(JOB) Reproduce all of the data below without alteration; exclude every picture.
########################################
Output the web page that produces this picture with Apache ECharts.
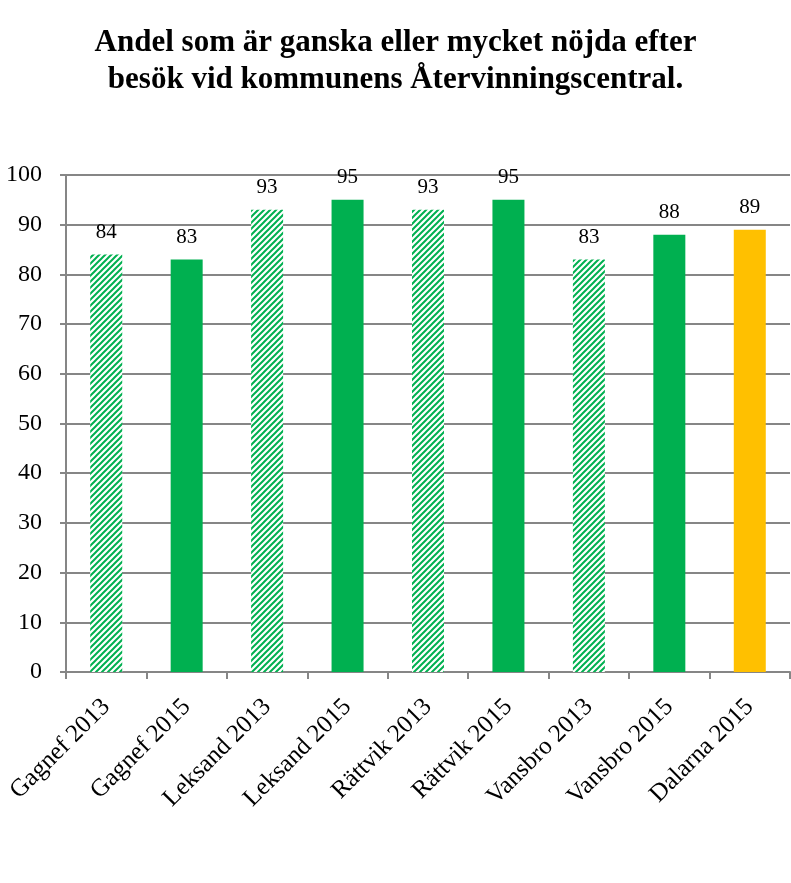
<!DOCTYPE html>
<html>
<head>
<meta charset="utf-8">
<script src="https://cdn.jsdelivr.net/npm/echarts@6/dist/echarts.min.js"></script>
<style>
  html, body { margin: 0; padding: 0; background: #fff; }
  #chart { width: 791px; height: 883px; }
</style>
</head>
<body>
<div id="chart"></div>
<script>
// data
var categories = ['Gagnef 2013', 'Gagnef 2015', 'Leksand 2013', 'Leksand 2015', 'Rättvik 2013',
  'Rättvik 2015', 'Vansbro 2013', 'Vansbro 2015', 'Dalarna 2015']
var values = [84, 83, 93, 95, 93, 95, 83, 88, 89]
var kinds = ['hatch', 'solid', 'hatch', 'solid', 'hatch', 'solid', 'hatch', 'solid', 'total']
var yTicks = [0, 10, 20, 30, 40, 50, 60, 70, 80, 90, 100]

var GREEN = '#00b050'
var YELLOW = '#ffc000'
var FONT = '"Liberation Serif", "DejaVu Serif", serif'

// diagonal stripe pattern for the 2013 bars
function makeHatch() {
  var c = document.createElement('canvas')
  c.width = 6
  c.height = 6
  var ctx = c.getContext('2d')
  ctx.fillStyle = '#fff'
  ctx.fillRect(0, 0, 6, 6)
  ctx.strokeStyle = GREEN
  ctx.lineWidth = 2
  ctx.beginPath()
  ctx.moveTo(-1, 7); ctx.lineTo(7, -1)
  ctx.moveTo(-4, 4); ctx.lineTo(4, -4)
  ctx.moveTo(2, 10); ctx.lineTo(10, 2)
  ctx.stroke()
  return c
}
var hatch = { image: makeHatch(), repeat: 'repeat' }

var barData = values.map(function (v, i) {
  var color = kinds[i] === 'hatch' ? hatch : (kinds[i] === 'total' ? YELLOW : GREEN)
  return { value: v, itemStyle: { color: color } }
})

var chart = echarts.init(document.getElementById('chart'))
chart.setOption({
  animation: false,
  title: {
    text: 'Andel som är ganska eller mycket nöjda efter\nbesök vid kommunens Återvinningscentral.',
    left: 'center',
    top: 19,
    textStyle: {
      fontFamily: FONT,
      fontWeight: 'bold',
      fontSize: 31,
      lineHeight: 37,
      color: '#000'
    }
  },
  grid: {
    left: 66,
    right: 1,
    top: 175,
    height: 497
  },
  xAxis: {
    type: 'category',
    data: categories,
    axisLine: { lineStyle: { color: '#868686', width: 2 } },
    axisTick: { show: true, length: 7, lineStyle: { color: '#868686', width: 2 } },
    axisLabel: {
      rotate: 45,
      interval: 0,
      margin: 31,
      fontFamily: FONT,
      fontSize: 25,
      color: '#000'
    }
  },
  yAxis: {
    type: 'value',
    min: 0,
    max: 100,
    interval: 10,
    axisLine: { show: true, lineStyle: { color: '#868686', width: 2 } },
    axisTick: { show: true, length: 6, lineStyle: { color: '#868686', width: 2 } },
    splitLine: { lineStyle: { color: '#868686', width: 2 } },
    axisLabel: {
      margin: 24,
      fontFamily: FONT,
      fontSize: 24,
      color: '#000',
      formatter: function (v) { return yTicks.indexOf(v) >= 0 ? String(v) : '' }
    }
  },
  series: [{
    type: 'bar',
    data: barData,
    barWidth: 32,
    label: {
      show: true,
      position: 'top',
      distance: 12,
      fontFamily: FONT,
      fontSize: 21,
      color: '#000'
    }
  }]
})
</script>
</body>
</html>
########################################
(ANSWER TO THIS EXERCISE)
Output the web page that produces this picture with Apache ECharts.
<!DOCTYPE html>
<html>
<head>
<meta charset="utf-8">
<script src="https://cdn.jsdelivr.net/npm/echarts@6/dist/echarts.min.js"></script>
<style>
  html, body { margin: 0; padding: 0; background: #fff; }
  #chart { width: 791px; height: 883px; }
</style>
</head>
<body>
<div id="chart"></div>
<script>
// data
var categories = ['Gagnef 2013', 'Gagnef 2015', 'Leksand 2013', 'Leksand 2015', 'Rättvik 2013',
  'Rättvik 2015', 'Vansbro 2013', 'Vansbro 2015', 'Dalarna 2015']
var values = [84, 83, 93, 95, 93, 95, 83, 88, 89]
var kinds = ['hatch', 'solid', 'hatch', 'solid', 'hatch', 'solid', 'hatch', 'solid', 'total']
var yTicks = [0, 10, 20, 30, 40, 50, 60, 70, 80, 90, 100]

var GREEN = '#00b050'
var YELLOW = '#ffc000'
var FONT = '"Liberation Serif", "DejaVu Serif", serif'

// diagonal stripe pattern for the 2013 bars
function makeHatch() {
  var c = document.createElement('canvas')
  c.width = 6
  c.height = 6
  var ctx = c.getContext('2d')
  ctx.fillStyle = '#fff'
  ctx.fillRect(0, 0, 6, 6)
  ctx.strokeStyle = GREEN
  ctx.lineWidth = 2
  ctx.beginPath()
  ctx.moveTo(-1, 7); ctx.lineTo(7, -1)
  ctx.moveTo(-4, 4); ctx.lineTo(4, -4)
  ctx.moveTo(2, 10); ctx.lineTo(10, 2)
  ctx.stroke()
  return c
}
var hatch = { image: makeHatch(), repeat: 'repeat' }

var barData = values.map(function (v, i) {
  var color = kinds[i] === 'hatch' ? hatch : (kinds[i] === 'total' ? YELLOW : GREEN)
  return { value: v, itemStyle: { color: color } }
})

var chart = echarts.init(document.getElementById('chart'))
chart.setOption({
  animation: false,
  title: {
    text: 'Andel som är ganska eller mycket nöjda efter\nbesök vid kommunens Återvinningscentral.',
    left: 'center',
    top: 19,
    textStyle: {
      fontFamily: FONT,
      fontWeight: 'bold',
      fontSize: 31,
      lineHeight: 37,
      color: '#000'
    }
  },
  grid: {
    left: 66,
    right: 1,
    top: 175,
    height: 497
  },
  xAxis: {
    type: 'category',
    data: categories,
    axisLine: { lineStyle: { color: '#868686', width: 2 } },
    axisTick: { show: true, length: 7, lineStyle: { color: '#868686', width: 2 } },
    axisLabel: {
      rotate: 45,
      interval: 0,
      margin: 31,
      fontFamily: FONT,
      fontSize: 25,
      color: '#000'
    }
  },
  yAxis: {
    type: 'value',
    min: 0,
    max: 100,
    interval: 10,
    axisLine: { show: true, lineStyle: { color: '#868686', width: 2 } },
    axisTick: { show: true, length: 6, lineStyle: { color: '#868686', width: 2 } },
    splitLine: { lineStyle: { color: '#868686', width: 2 } },
    axisLabel: {
      margin: 24,
      fontFamily: FONT,
      fontSize: 24,
      color: '#000',
      formatter: function (v) { return yTicks.indexOf(v) >= 0 ? String(v) : '' }
    }
  },
  series: [{
    type: 'bar',
    data: barData,
    barWidth: 32,
    label: {
      show: true,
      position: 'top',
      distance: 12,
      fontFamily: FONT,
      fontSize: 21,
      color: '#000'
    }
  }]
})
</script>
</body>
</html>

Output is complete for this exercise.